The story gets even better. While the classic universal approximation theorems tell us a sufficiently wide single-layer network can do the job, modern theory reveals a crucial advantage to depth. For many problems in the real world, especially in physics and chemistry, the target function has a compositional or hierarchical structure. Think of a material's property, which arises from interactions between atoms, which in turn depends on properties of subatomic particles.

It turns out that a deep neural network, with its layered structure, is intrinsically suited to learn such compositional functions. It can achieve the same level of approximation accuracy with exponentially fewer parameters than a shallow network. In a world of limited data, using fewer parameters is key to better generalization and avoiding overfitting. This insight from approximation theory helps explain why deep learning has been so successful: its architecture naturally reflects the hierarchical structure of the world it seeks to model.
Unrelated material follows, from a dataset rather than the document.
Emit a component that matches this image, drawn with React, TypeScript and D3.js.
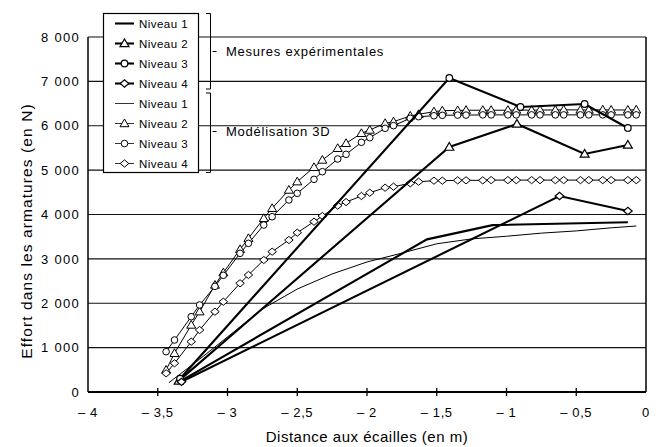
import React, { useRef, useEffect } from 'react';
import * as d3 from 'd3';

// axis ticks
const xTicks = [-4, -3.5, -3, -2.5, -2, -1.5, -1, -0.5, 0];
const xTickLabels = ['– 4', '– 3,5', '– 3', '– 2,5', '– 2', '– 1,5', '– 1', '– 0,5', '0'];
const yTicks = [0, 1000, 2000, 3000, 4000, 5000, 6000, 7000, 8000];
const yTickLabels = ['0', '1 000', '2 000', '3 000', '4 000', '5 000', '6 000', '7 000', '8 000'];

// mesures expérimentales
const mesN1X = [-3.34, -1.57, -1.1, -0.13];
const mesN1Y = [240, 3440, 3760, 3825];
const mesN2X = [-3.35, -1.41, -0.925, -0.44, -0.13];
const mesN2Y = [250, 5520, 6040, 5363, 5566];
const mesN3X = [-3.34, -1.41, -0.9, -0.44, -0.13];
const mesN3Y = [300, 7076, 6423, 6490, 5950];
const mesN4X = [-3.33, -0.62, -0.13];
const mesN4Y = [230, 4417, 4079];

// modélisation 3D
const modX = [-3.44, -3.38, -3.26, -3.2, -3.09, -3.03, -2.91, -2.85, -2.74, -2.68,
  -2.56, -2.5, -2.38, -2.32, -2.21, -2.15, -2.04, -1.98, -1.87, -1.81,
  -1.69, -1.63, -1.52, -1.46, -1.35, -1.29, -1.17, -1.11, -0.99, -0.93,
  -0.82, -0.76, -0.65, -0.59, -0.47, -0.41, -0.31, -0.25, -0.13, -0.07];
const modN2 = [496, 872, 1510, 1810, 2411, 2689, 3215, 3463, 3914, 4140,
  4552, 4740, 5063, 5228, 5492, 5604, 5830, 5904, 6055, 6092,
  6220, 6258, 6317, 6340, 6345, 6350, 6350, 6350, 6350, 6355,
  6350, 6355, 6355, 6360, 6355, 6355, 6360, 6355, 6355, 6360];
const modN3 = [908, 1172, 1697, 1961, 2380, 2630, 3125, 3350, 3763, 3950,
  4327, 4477, 4792, 4964, 5251, 5356, 5627, 5731, 5942, 6002,
  6168, 6204, 6225, 6235, 6240, 6240, 6245, 6245, 6245, 6245,
  6245, 6245, 6245, 6245, 6245, 6245, 6245, 6245, 6245, 6245];
const modN4 = [421, 647, 1134, 1397, 1810, 2035, 2450, 2637, 2975, 3162,
  3425, 3590, 3838, 3966, 4200, 4280, 4417, 4491, 4604, 4627,
  4703, 4739, 4762, 4762, 4770, 4770, 4770, 4775, 4775, 4775,
  4775, 4775, 4775, 4775, 4775, 4775, 4775, 4775, 4775, 4775];
const modN1X = [-3.42, -3.2, -3.0, -2.75, -2.5, -2.25, -2.0, -1.75, -1.5, -1.25, -1.0, -0.75, -0.5, -0.25, -0.07];
const modN1Y = [210, 740, 1240, 1870, 2320, 2660, 2930, 3130, 3340, 3450, 3510, 3580, 3630, 3700, 3740];

const legendLabels = ['Niveau 1', 'Niveau 2', 'Niveau 3', 'Niveau 4', 'Niveau 1', 'Niveau 2', 'Niveau 3', 'Niveau 4'];

const FONT = '"Liberation Sans", Arial, Helvetica, sans-serif';

const drawMarker = (g, type, cx, cy, sw) => {
  if (type === 'tri') {
    g.append('path')
      .attr('d', `M${cx},${cy - 4.5}L${cx + 4.5},${cy + 3.2}L${cx - 4.5},${cy + 3.2}Z`)
      .attr('fill', '#fff').attr('stroke', '#000').attr('stroke-width', sw);
  } else if (type === 'circle') {
    g.append('circle').attr('cx', cx).attr('cy', cy).attr('r', 3.3)
      .attr('fill', '#fff').attr('stroke', '#000').attr('stroke-width', sw);
  } else if (type === 'diamond') {
    g.append('path')
      .attr('d', `M${cx - 4.3},${cy}L${cx},${cy - 3.6}L${cx + 4.3},${cy}L${cx},${cy + 3.6}Z`)
      .attr('fill', '#fff').attr('stroke', '#000').attr('stroke-width', sw);
  }
};

const App = () => {
  const svgRef = useRef();

  useEffect(() => {
    const svg = d3.select(svgRef.current);
    svg.selectAll('*').remove();

    const x = d3.scaleLinear().domain([-4, 0]).range([88, 646]);
    const y = d3.scaleLinear().domain([0, 8000]).range([392, 37]);

    // gridlines
    svg.append('g').selectAll('line')
      .data(yTicks.filter(d => d > 0))
      .join('line')
      .attr('x1', x(-4)).attr('x2', x(0))
      .attr('y1', d => y(d)).attr('y2', d => y(d))
      .attr('stroke', '#111').attr('stroke-width', 1.1);

    // axes frame
    svg.append('line').attr('x1', x(-4)).attr('x2', x(-4)).attr('y1', y(8000)).attr('y2', y(0))
      .attr('stroke', '#000').attr('stroke-width', 1.5);
    svg.append('line').attr('x1', x(0)).attr('x2', x(0)).attr('y1', y(8000)).attr('y2', y(0))
      .attr('stroke', '#000').attr('stroke-width', 1.5);
    svg.append('line').attr('x1', x(-4)).attr('x2', x(0)).attr('y1', y(0)).attr('y2', y(0))
      .attr('stroke', '#000').attr('stroke-width', 1.8);

    svg.append('g').selectAll('line')
      .data(xTicks.slice(1, -1))
      .join('line')
      .attr('x1', d => x(d)).attr('x2', d => x(d))
      .attr('y1', y(0) - 4).attr('y2', y(0) + 4)
      .attr('stroke', '#000').attr('stroke-width', 1.3);

    svg.append('g').selectAll('text')
      .data(xTicks)
      .join('text')
      .attr('x', d => x(d)).attr('y', 417)
      .attr('text-anchor', 'middle')
      .attr('font-family', FONT).attr('font-size', 13).attr('letter-spacing', 0.6)
      .text((d, i) => xTickLabels[i]);

    svg.append('g').selectAll('text')
      .data(yTicks)
      .join('text')
      .attr('x', 80).attr('y', d => y(d) + 4.7)
      .attr('text-anchor', 'end')
      .attr('font-family', FONT).attr('font-size', 13).attr('letter-spacing', 1.3)
      .text((d, i) => yTickLabels[i]);

    // axis titles
    svg.append('text')
      .attr('x', 367).attr('y', 442)
      .attr('text-anchor', 'middle')
      .attr('font-family', FONT).attr('font-size', 15).attr('letter-spacing', 0.5)
      .text('Distance aux écailles (en m)');
    svg.append('text')
      .attr('transform', `translate(32,${231}) rotate(-90)`)
      .attr('text-anchor', 'middle')
      .attr('font-family', FONT).attr('font-size', 15.5).attr('letter-spacing', 1.1)
      .text('Effort dans les armatures (en N)');

    const line = d3.line().x(d => x(d[0])).y(d => y(d[1]));
    const zip = (xs, ys) => xs.map((v, i) => [v, ys[i]]);

    // modélisation 3D (thin lines)
    const model = [
      { pts: zip(modN1X, modN1Y), marker: null },
      { pts: zip(modX, modN2), marker: 'tri' },
      { pts: zip(modX, modN3), marker: 'circle' },
      { pts: zip(modX, modN4), marker: 'diamond' },
    ];
    const mod = svg.append('g');
    model.forEach(s => {
      mod.append('path').datum(s.pts).attr('d', line)
        .attr('fill', 'none').attr('stroke', '#000').attr('stroke-width', 1);
    });

    // mesures (thick lines)
    const measured = [
      { pts: zip(mesN1X, mesN1Y), marker: null },
      { pts: zip(mesN2X, mesN2Y), marker: 'tri' },
      { pts: zip(mesN3X, mesN3Y), marker: 'circle' },
      { pts: zip(mesN4X, mesN4Y), marker: 'diamond' },
    ];
    const mes = svg.append('g');
    measured.forEach(s => {
      mes.append('path').datum(s.pts).attr('d', line)
        .attr('fill', 'none').attr('stroke', '#000').attr('stroke-width', 2.1);
    });

    model.forEach(s => {
      if (!s.marker) return;
      s.pts.forEach(p => drawMarker(mod, s.marker, x(p[0]), y(p[1]), 1));
    });
    measured.forEach(s => {
      if (!s.marker) return;
      s.pts.forEach(p => drawMarker(mes, s.marker, x(p[0]), y(p[1]), 1.2));
    });

    // legend
    const lg = svg.append('g');
    lg.append('rect').attr('x', 103.5).attr('y', 13.5).attr('width', 95).attr('height', 159)
      .attr('fill', '#fff').attr('stroke', '#000').attr('stroke-width', 1.2);
    const legendMarkers = [null, 'tri', 'circle', 'diamond', null, 'tri', 'circle', 'diamond'];
    legendLabels.forEach((lab, i) => {
      const cy = 23.5 + i * 20;
      const thick = i < 4;
      lg.append('line').attr('x1', 115).attr('x2', 134).attr('y1', cy).attr('y2', cy)
        .attr('stroke', thick ? '#000' : '#333').attr('stroke-width', thick ? 2.1 : 1);
      if (legendMarkers[i]) drawMarker(lg, legendMarkers[i], 124.5, cy, thick ? 1.2 : 1);
      lg.append('text').attr('x', 139).attr('y', cy + 4.2)
        .attr('font-family', FONT).attr('font-size', 11.5).attr('letter-spacing', 0.45)
        .text(lab);
    });

    // brackets
    const br = svg.append('g').attr('fill', 'none').attr('stroke', '#000').attr('stroke-width', 1);
    br.append('path').attr('d', 'M206,13.5H210.5V89H206');
    br.append('path').attr('d', 'M212.5,51.5H216.5');
    br.append('path').attr('d', 'M206,93H210.5V172.5H206');
    br.append('path').attr('d', 'M212.5,131.5H216.5');

    svg.append('text').attr('x', 226).attr('y', 56)
      .attr('font-family', FONT).attr('font-size', 13).attr('letter-spacing', 0.75)
      .text('Mesures expérimentales');
    svg.append('text').attr('x', 226).attr('y', 136)
      .attr('font-family', FONT).attr('font-size', 13).attr('letter-spacing', 0.75)
      .text('Modélisation 3D');
  }, []);

  return (
    <svg ref={svgRef} width={656} height={447}
      style={{ position: 'absolute', left: 0, top: 0, background: '#fff' }} />
  );
};

export default App;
Our tour is complete. We have seen that approximation is not a dirty word. It is the engine of science and engineering. It gives us the certainty of error bounds in calculation, the optimality of the "best" guess, the power to simulate complex physics, and the foundation for modern artificial intelligence. It is a tool so powerful that it can even be used in the abstract realms of pure mathematics to prove profound truths about the nature of space itself, such as the Whitney embedding theorems which guarantee that any smooth manifold, no matter how contorted, can be visualized without self-intersection if viewed from a high enough dimension.

Approximation is the art of the possible. It is the humble admission that we cannot know everything perfectly, and the audacious belief that we can still know enough to understand, to predict, and to build.